If possible, try to aim for routes with the most shade. If mountain biking will put you in the woods while riding the road is all exposed, maybe hopping on some fat tires is a good call this summer. But remember, once you’re cruising down a nice fast and flat road, you will feel a lot cooler from the wind. Just be wary of the exposure.

5. Hydrate, hydrate, hydrate.

Even if you’re not a big fan of sports drinks, make sure you’re drinking enough water on hot rides, and that you’re taking in enough electrolytes with the water. If a calorie-dense sports drink isn’t appealing or the ride is short, mix it up with some electrolyte mix like Nuun or Skratch Labs’ Daily Mix—all of the electrolytes you need, without the calories in standard sports drinks. Consider getting polar bottles to keep water cool, or start with ice in your bottle. This can keep your body temperature cooler for longer, ultimately decreasing heat-related stress.
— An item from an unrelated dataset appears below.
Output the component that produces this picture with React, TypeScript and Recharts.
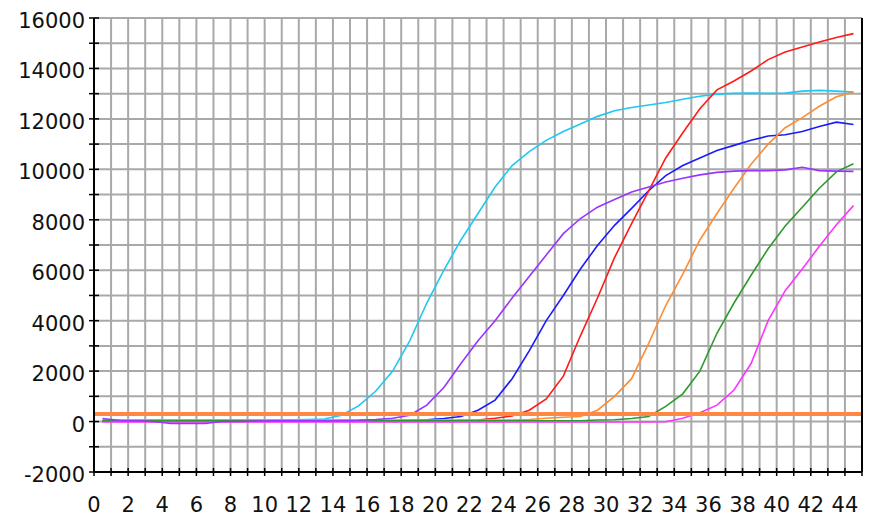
import { LineChart, Line, XAxis, YAxis, CartesianGrid, ReferenceLine } from "recharts";

// cycle positions (plotted between grid lines)
const cycles = [
  0.5, 1.5, 2.5, 3.5, 4.5, 5.5, 6.5, 7.5, 8.5, 9.5, 10.5, 11.5, 12.5, 13.5, 14.5,
  15.5, 16.5, 17.5, 18.5, 19.5, 20.5, 21.5, 22.5, 23.5, 24.5, 25.5, 26.5, 27.5, 28.5, 29.5,
  30.5, 31.5, 32.5, 33.5, 34.5, 35.5, 36.5, 37.5, 38.5, 39.5, 40.5, 41.5, 42.5, 43.5, 44.5,
];

const cyan = [
  60, 60, 60, 60, 60, 60, 60, 60, 60, 60, 60, 70, 80, 100, 250,
  620, 1200, 2000, 3200, 4700, 6000, 7200, 8250, 9300, 10150, 10700, 11150, 11500, 11800, 12100,
  12320, 12450, 12550, 12650, 12780, 12900, 12980, 13010, 13020, 13010, 13020, 13100, 13130, 13100, 13060,
];
const purple = [
  120, 40, 30, 0, -80, -80, -80, 0, 0, 20, 30, 30, 30, 30, 40,
  50, 80, 130, 250, 650, 1350, 2300, 3200, 4000, 4900, 5750, 6600, 7450, 8050, 8500,
  8800, 9100, 9300, 9500, 9650, 9780, 9880, 9930, 9950, 9950, 9980, 10080, 9950, 9930, 9920,
];
const blue = [
  10, 10, 10, 10, 10, 10, 10, 10, 10, 10, 10, 10, 10, 10, 10,
  10, 10, 30, 50, 70, 120, 200, 450, 850, 1700, 2800, 4000, 5000, 6050, 6980,
  7780, 8450, 9150, 9750, 10150, 10450, 10750, 10950, 11150, 11320, 11370, 11500, 11700, 11870, 11780,
];
const red = [
  10, 10, 10, 10, 10, 10, 10, 10, 10, 10, 10, 10, 10, 10, 10,
  10, 10, 10, 10, 10, 10, 50, 60, 130, 220, 450, 900, 1800, 3400, 4900,
  6500, 7850, 9150, 10450, 11450, 12400, 13150, 13500, 13900, 14350, 14650, 14850, 15050, 15230, 15380,
];
const orange = [
  60, 60, 60, 60, 60, 60, 60, 60, 60, 60, 60, 60, 60, 60, 60,
  60, 60, 60, 60, 60, 60, 60, 60, 60, 60, 80, 130, 170, 200, 450,
  1000, 1700, 3100, 4600, 5850, 7200, 8250, 9250, 10200, 11000, 11650, 12050, 12500, 12880, 13060,
];
const green = [
  30, 30, 30, 30, 30, 30, 30, 30, 30, 30, 30, 30, 30, 30, 30,
  30, 30, 30, 30, 30, 30, 30, 30, 30, 30, 30, 30, 30, 30, 60,
  70, 120, 200, 600, 1100, 2000, 3500, 4700, 5800, 6850, 7750, 8500, 9250, 9900, 10220,
];
const magenta = [
  -20, -20, -20, -20, -20, -20, -20, -20, -20, -20, -20, -20, -20, -20, -20,
  -20, -20, -20, -20, -20, -20, -20, -20, -20, -20, -20, -20, -20, -20, -20,
  -20, -20, -20, -10, 130, 350, 650, 1250, 2300, 4000, 5190, 6050, 6950, 7800, 8560,
];

const threshold = 300;

const xTicks = [
  0, 1, 2, 3, 4, 5, 6, 7, 8, 9, 10, 11, 12, 13, 14, 15, 16, 17, 18, 19, 20, 21, 22,
  23, 24, 25, 26, 27, 28, 29, 30, 31, 32, 33, 34, 35, 36, 37, 38, 39, 40, 41, 42, 43, 44, 45,
];
const yTicks = [
  -2000, -1000, 0, 1000, 2000, 3000, 4000, 5000, 6000, 7000, 8000, 9000, 10000,
  11000, 12000, 13000, 14000, 15000, 16000,
];

const data = cycles.map((x, i) => ({
  x,
  cyan: cyan[i],
  purple: purple[i],
  blue: blue[i],
  red: red[i],
  orange: orange[i],
  green: green[i],
  magenta: magenta[i],
}));

const font = { fontFamily: "DejaVu Sans", fontSize: 21, fill: "#111" };

function XTick(props: any) {
  const { x, y, payload } = props;
  const v = payload.value;
  return (
    <g>
      <line x1={x} x2={x} y1={y - 4} y2={y + 4} stroke="#000" strokeWidth={1.5} />
      {v % 2 === 0 && v < 45 && (
        <text x={x} y={y + 40} textAnchor="middle" {...font}>
          {v}
        </text>
      )}
    </g>
  );
}

function LeftTick(props: any) {
  const { x, y, payload } = props;
  const v = payload.value;
  return (
    <g>
      <line x1={x - 5} x2={x + 5} y1={y} y2={y} stroke="#000" strokeWidth={1.5} />
      {v % 2000 === 0 && (
        <text x={x - 9} y={y + 10} textAnchor="end" {...font}>
          {v}
        </text>
      )}
    </g>
  );
}

function RightTick(props: any) {
  const { x, y, payload } = props;
  const v = payload.value;
  return (
    <g>
      <line x1={x - 5} x2={x + 5} y1={y} y2={y} stroke="#000" strokeWidth={1.5} />
      {v % 2000 === 0 && (
        <text x={x + 8} y={y + 10} textAnchor="start" {...font}>
          {v}
        </text>
      )}
    </g>
  );
}

export default function App() {
  return (
    <div style={{ position: "absolute", left: 0, top: 0, background: "#fff" }}>
      <LineChart
        width={877}
        height={517}
        data={data}
        margin={{ top: 18, right: 0, bottom: 0, left: 0 }}
      >
        <CartesianGrid yAxisId="left" stroke="#A9A9A9" strokeWidth={2} />
        <XAxis
          dataKey="x"
          type="number"
          domain={[0, 45]}
          ticks={xTicks}
          interval={0}
          height={45}
          tickSize={0}
          tickMargin={0}
          tickLine={false}
          axisLine={{ stroke: "#000", strokeWidth: 2 }}
          tick={<XTick />}
        />
        <YAxis
          yAxisId="left"
          domain={[-2000, 16000]}
          ticks={yTicks}
          interval={0}
          width={94}
          tickSize={0}
          tickMargin={0}
          tickLine={false}
          axisLine={{ stroke: "#000", strokeWidth: 2 }}
          tick={<LeftTick />}
        />
        <YAxis
          yAxisId="right"
          orientation="right"
          domain={[-2000, 16000]}
          ticks={yTicks}
          interval={0}
          width={15}
          tickSize={0}
          tickMargin={0}
          tickLine={false}
          axisLine={{ stroke: "#000", strokeWidth: 2 }}
          tick={<RightTick />}
        />
        <Line yAxisId="left" type="linear" dataKey="cyan" stroke="#1FC8F2" strokeWidth={1.6} dot={false} isAnimationActive={false} />
        <Line yAxisId="left" type="linear" dataKey="blue" stroke="#1A1AFF" strokeWidth={1.6} dot={false} isAnimationActive={false} />
        <Line yAxisId="left" type="linear" dataKey="red" stroke="#FF1A1A" strokeWidth={1.6} dot={false} isAnimationActive={false} />
        <Line yAxisId="left" type="linear" dataKey="orange" stroke="#FF8C33" strokeWidth={1.6} dot={false} isAnimationActive={false} />
        <Line yAxisId="left" type="linear" dataKey="green" stroke="#2E9A2E" strokeWidth={1.6} dot={false} isAnimationActive={false} />
        <Line yAxisId="left" type="linear" dataKey="magenta" stroke="#FF33FF" strokeWidth={1.6} dot={false} isAnimationActive={false} />
        <Line yAxisId="left" type="linear" dataKey="purple" stroke="#9933FF" strokeWidth={1.6} dot={false} isAnimationActive={false} />
        <ReferenceLine yAxisId="left" y={threshold} stroke="#FF8844" strokeWidth={4} />
      </LineChart>
    </div>
  );
}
And make sure you’re drinking around 16 to 20 ounces per hour.

How to Cycle Safely in the Heat

6. Be prepared.

Standing on the side of the sweltering road to wave down a car because you forgot your pump and got a flat is the worst. Always have a multitool, patch kit, spare tube and pump or CO2s.

7. Take it slow.

If you’re new to cycling or to training in warmer temperatures, take it slow in the heat. Start with shorter rides, and don’t jump straight into sprint intervals. Let your body adapt to the heat first, then gradually add volume or intensity.

8. Bonus Tip: Lots of cool research (pun intended) is coming out on benefits of heat training, so take advantage of it this summer! Be sure to plan for gradual exposure.